Exercise
Leave out the images; return the rest of the data exactly.

Supplied information
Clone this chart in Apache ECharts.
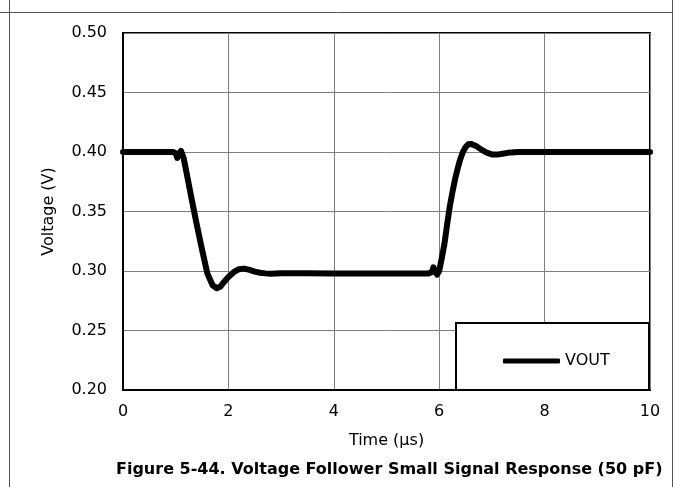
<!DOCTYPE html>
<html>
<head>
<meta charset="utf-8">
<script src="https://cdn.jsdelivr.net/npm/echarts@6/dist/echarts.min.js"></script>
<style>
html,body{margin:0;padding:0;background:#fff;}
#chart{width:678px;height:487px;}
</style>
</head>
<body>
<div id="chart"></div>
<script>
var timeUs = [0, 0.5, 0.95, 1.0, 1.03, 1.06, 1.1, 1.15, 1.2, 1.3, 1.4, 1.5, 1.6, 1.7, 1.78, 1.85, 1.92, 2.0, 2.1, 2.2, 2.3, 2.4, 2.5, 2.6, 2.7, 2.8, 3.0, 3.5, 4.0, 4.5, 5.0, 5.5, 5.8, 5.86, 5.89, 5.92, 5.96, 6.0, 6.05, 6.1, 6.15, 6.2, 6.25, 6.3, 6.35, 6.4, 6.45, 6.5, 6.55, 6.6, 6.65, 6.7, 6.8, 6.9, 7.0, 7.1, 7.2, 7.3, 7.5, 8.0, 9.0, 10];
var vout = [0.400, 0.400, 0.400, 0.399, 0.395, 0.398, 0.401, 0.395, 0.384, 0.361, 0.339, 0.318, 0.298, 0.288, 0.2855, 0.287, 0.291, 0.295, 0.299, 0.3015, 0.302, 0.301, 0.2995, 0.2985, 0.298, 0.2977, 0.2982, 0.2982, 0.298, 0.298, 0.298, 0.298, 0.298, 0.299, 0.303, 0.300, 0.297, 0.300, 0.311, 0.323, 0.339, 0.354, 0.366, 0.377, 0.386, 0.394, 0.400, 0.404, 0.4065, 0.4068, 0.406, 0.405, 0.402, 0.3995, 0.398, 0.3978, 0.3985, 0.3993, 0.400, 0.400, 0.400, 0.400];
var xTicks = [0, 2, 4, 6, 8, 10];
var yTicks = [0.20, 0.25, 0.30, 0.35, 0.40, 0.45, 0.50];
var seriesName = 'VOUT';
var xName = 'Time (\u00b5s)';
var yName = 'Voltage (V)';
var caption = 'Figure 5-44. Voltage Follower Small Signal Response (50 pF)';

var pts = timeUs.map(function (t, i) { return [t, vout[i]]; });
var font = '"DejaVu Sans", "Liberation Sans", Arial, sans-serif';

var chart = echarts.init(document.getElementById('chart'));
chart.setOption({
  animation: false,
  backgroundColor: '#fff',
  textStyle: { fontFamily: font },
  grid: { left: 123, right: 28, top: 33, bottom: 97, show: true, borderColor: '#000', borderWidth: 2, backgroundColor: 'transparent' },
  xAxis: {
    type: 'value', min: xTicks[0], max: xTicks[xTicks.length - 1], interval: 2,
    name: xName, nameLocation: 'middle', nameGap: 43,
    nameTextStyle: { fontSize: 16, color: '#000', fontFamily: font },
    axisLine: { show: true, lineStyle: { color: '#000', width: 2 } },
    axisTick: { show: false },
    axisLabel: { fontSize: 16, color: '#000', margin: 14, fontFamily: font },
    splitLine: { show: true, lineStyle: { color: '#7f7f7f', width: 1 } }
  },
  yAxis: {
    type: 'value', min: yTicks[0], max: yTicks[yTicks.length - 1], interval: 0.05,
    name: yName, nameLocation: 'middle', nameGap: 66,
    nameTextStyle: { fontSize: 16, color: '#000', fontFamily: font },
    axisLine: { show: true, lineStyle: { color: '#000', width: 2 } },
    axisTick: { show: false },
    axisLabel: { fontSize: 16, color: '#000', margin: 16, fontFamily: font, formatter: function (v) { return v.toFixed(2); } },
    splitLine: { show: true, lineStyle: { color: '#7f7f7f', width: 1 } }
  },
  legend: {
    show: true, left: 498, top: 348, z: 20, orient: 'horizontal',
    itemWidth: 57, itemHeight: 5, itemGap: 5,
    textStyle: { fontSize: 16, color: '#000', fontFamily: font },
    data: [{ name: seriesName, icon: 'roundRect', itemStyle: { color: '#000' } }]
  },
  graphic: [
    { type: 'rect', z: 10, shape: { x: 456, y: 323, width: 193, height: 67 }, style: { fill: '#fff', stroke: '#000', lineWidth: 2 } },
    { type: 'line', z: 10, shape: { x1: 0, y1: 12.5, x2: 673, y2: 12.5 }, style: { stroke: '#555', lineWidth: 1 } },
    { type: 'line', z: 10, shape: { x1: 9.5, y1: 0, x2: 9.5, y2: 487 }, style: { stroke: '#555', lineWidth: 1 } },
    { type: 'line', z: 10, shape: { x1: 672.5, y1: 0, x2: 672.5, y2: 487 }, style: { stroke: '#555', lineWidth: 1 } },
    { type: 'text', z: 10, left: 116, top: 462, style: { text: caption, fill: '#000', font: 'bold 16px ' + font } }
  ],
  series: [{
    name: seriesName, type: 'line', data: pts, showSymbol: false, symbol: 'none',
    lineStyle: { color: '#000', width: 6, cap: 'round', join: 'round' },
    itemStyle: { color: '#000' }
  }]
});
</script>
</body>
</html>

Result for this task
Clone this chart in Apache ECharts.
<!DOCTYPE html>
<html>
<head>
<meta charset="utf-8">
<script src="https://cdn.jsdelivr.net/npm/echarts@6/dist/echarts.min.js"></script>
<style>
html,body{margin:0;padding:0;background:#fff;}
#chart{width:678px;height:487px;}
</style>
</head>
<body>
<div id="chart"></div>
<script>
var timeUs = [0, 0.5, 0.95, 1.0, 1.03, 1.06, 1.1, 1.15, 1.2, 1.3, 1.4, 1.5, 1.6, 1.7, 1.78, 1.85, 1.92, 2.0, 2.1, 2.2, 2.3, 2.4, 2.5, 2.6, 2.7, 2.8, 3.0, 3.5, 4.0, 4.5, 5.0, 5.5, 5.8, 5.86, 5.89, 5.92, 5.96, 6.0, 6.05, 6.1, 6.15, 6.2, 6.25, 6.3, 6.35, 6.4, 6.45, 6.5, 6.55, 6.6, 6.65, 6.7, 6.8, 6.9, 7.0, 7.1, 7.2, 7.3, 7.5, 8.0, 9.0, 10];
var vout = [0.400, 0.400, 0.400, 0.399, 0.395, 0.398, 0.401, 0.395, 0.384, 0.361, 0.339, 0.318, 0.298, 0.288, 0.2855, 0.287, 0.291, 0.295, 0.299, 0.3015, 0.302, 0.301, 0.2995, 0.2985, 0.298, 0.2977, 0.2982, 0.2982, 0.298, 0.298, 0.298, 0.298, 0.298, 0.299, 0.303, 0.300, 0.297, 0.300, 0.311, 0.323, 0.339, 0.354, 0.366, 0.377, 0.386, 0.394, 0.400, 0.404, 0.4065, 0.4068, 0.406, 0.405, 0.402, 0.3995, 0.398, 0.3978, 0.3985, 0.3993, 0.400, 0.400, 0.400, 0.400];
var xTicks = [0, 2, 4, 6, 8, 10];
var yTicks = [0.20, 0.25, 0.30, 0.35, 0.40, 0.45, 0.50];
var seriesName = 'VOUT';
var xName = 'Time (\u00b5s)';
var yName = 'Voltage (V)';
var caption = 'Figure 5-44. Voltage Follower Small Signal Response (50 pF)';

var pts = timeUs.map(function (t, i) { return [t, vout[i]]; });
var font = '"DejaVu Sans", "Liberation Sans", Arial, sans-serif';

var chart = echarts.init(document.getElementById('chart'));
chart.setOption({
  animation: false,
  backgroundColor: '#fff',
  textStyle: { fontFamily: font },
  grid: { left: 123, right: 28, top: 33, bottom: 97, show: true, borderColor: '#000', borderWidth: 2, backgroundColor: 'transparent' },
  xAxis: {
    type: 'value', min: xTicks[0], max: xTicks[xTicks.length - 1], interval: 2,
    name: xName, nameLocation: 'middle', nameGap: 43,
    nameTextStyle: { fontSize: 16, color: '#000', fontFamily: font },
    axisLine: { show: true, lineStyle: { color: '#000', width: 2 } },
    axisTick: { show: false },
    axisLabel: { fontSize: 16, color: '#000', margin: 14, fontFamily: font },
    splitLine: { show: true, lineStyle: { color: '#7f7f7f', width: 1 } }
  },
  yAxis: {
    type: 'value', min: yTicks[0], max: yTicks[yTicks.length - 1], interval: 0.05,
    name: yName, nameLocation: 'middle', nameGap: 66,
    nameTextStyle: { fontSize: 16, color: '#000', fontFamily: font },
    axisLine: { show: true, lineStyle: { color: '#000', width: 2 } },
    axisTick: { show: false },
    axisLabel: { fontSize: 16, color: '#000', margin: 16, fontFamily: font, formatter: function (v) { return v.toFixed(2); } },
    splitLine: { show: true, lineStyle: { color: '#7f7f7f', width: 1 } }
  },
  legend: {
    show: true, left: 498, top: 348, z: 20, orient: 'horizontal',
    itemWidth: 57, itemHeight: 5, itemGap: 5,
    textStyle: { fontSize: 16, color: '#000', fontFamily: font },
    data: [{ name: seriesName, icon: 'roundRect', itemStyle: { color: '#000' } }]
  },
  graphic: [
    { type: 'rect', z: 10, shape: { x: 456, y: 323, width: 193, height: 67 }, style: { fill: '#fff', stroke: '#000', lineWidth: 2 } },
    { type: 'line', z: 10, shape: { x1: 0, y1: 12.5, x2: 673, y2: 12.5 }, style: { stroke: '#555', lineWidth: 1 } },
    { type: 'line', z: 10, shape: { x1: 9.5, y1: 0, x2: 9.5, y2: 487 }, style: { stroke: '#555', lineWidth: 1 } },
    { type: 'line', z: 10, shape: { x1: 672.5, y1: 0, x2: 672.5, y2: 487 }, style: { stroke: '#555', lineWidth: 1 } },
    { type: 'text', z: 10, left: 116, top: 462, style: { text: caption, fill: '#000', font: 'bold 16px ' + font } }
  ],
  series: [{
    name: seriesName, type: 'line', data: pts, showSymbol: false, symbol: 'none',
    lineStyle: { color: '#000', width: 6, cap: 'round', join: 'round' },
    itemStyle: { color: '#000' }
  }]
});
</script>
</body>
</html>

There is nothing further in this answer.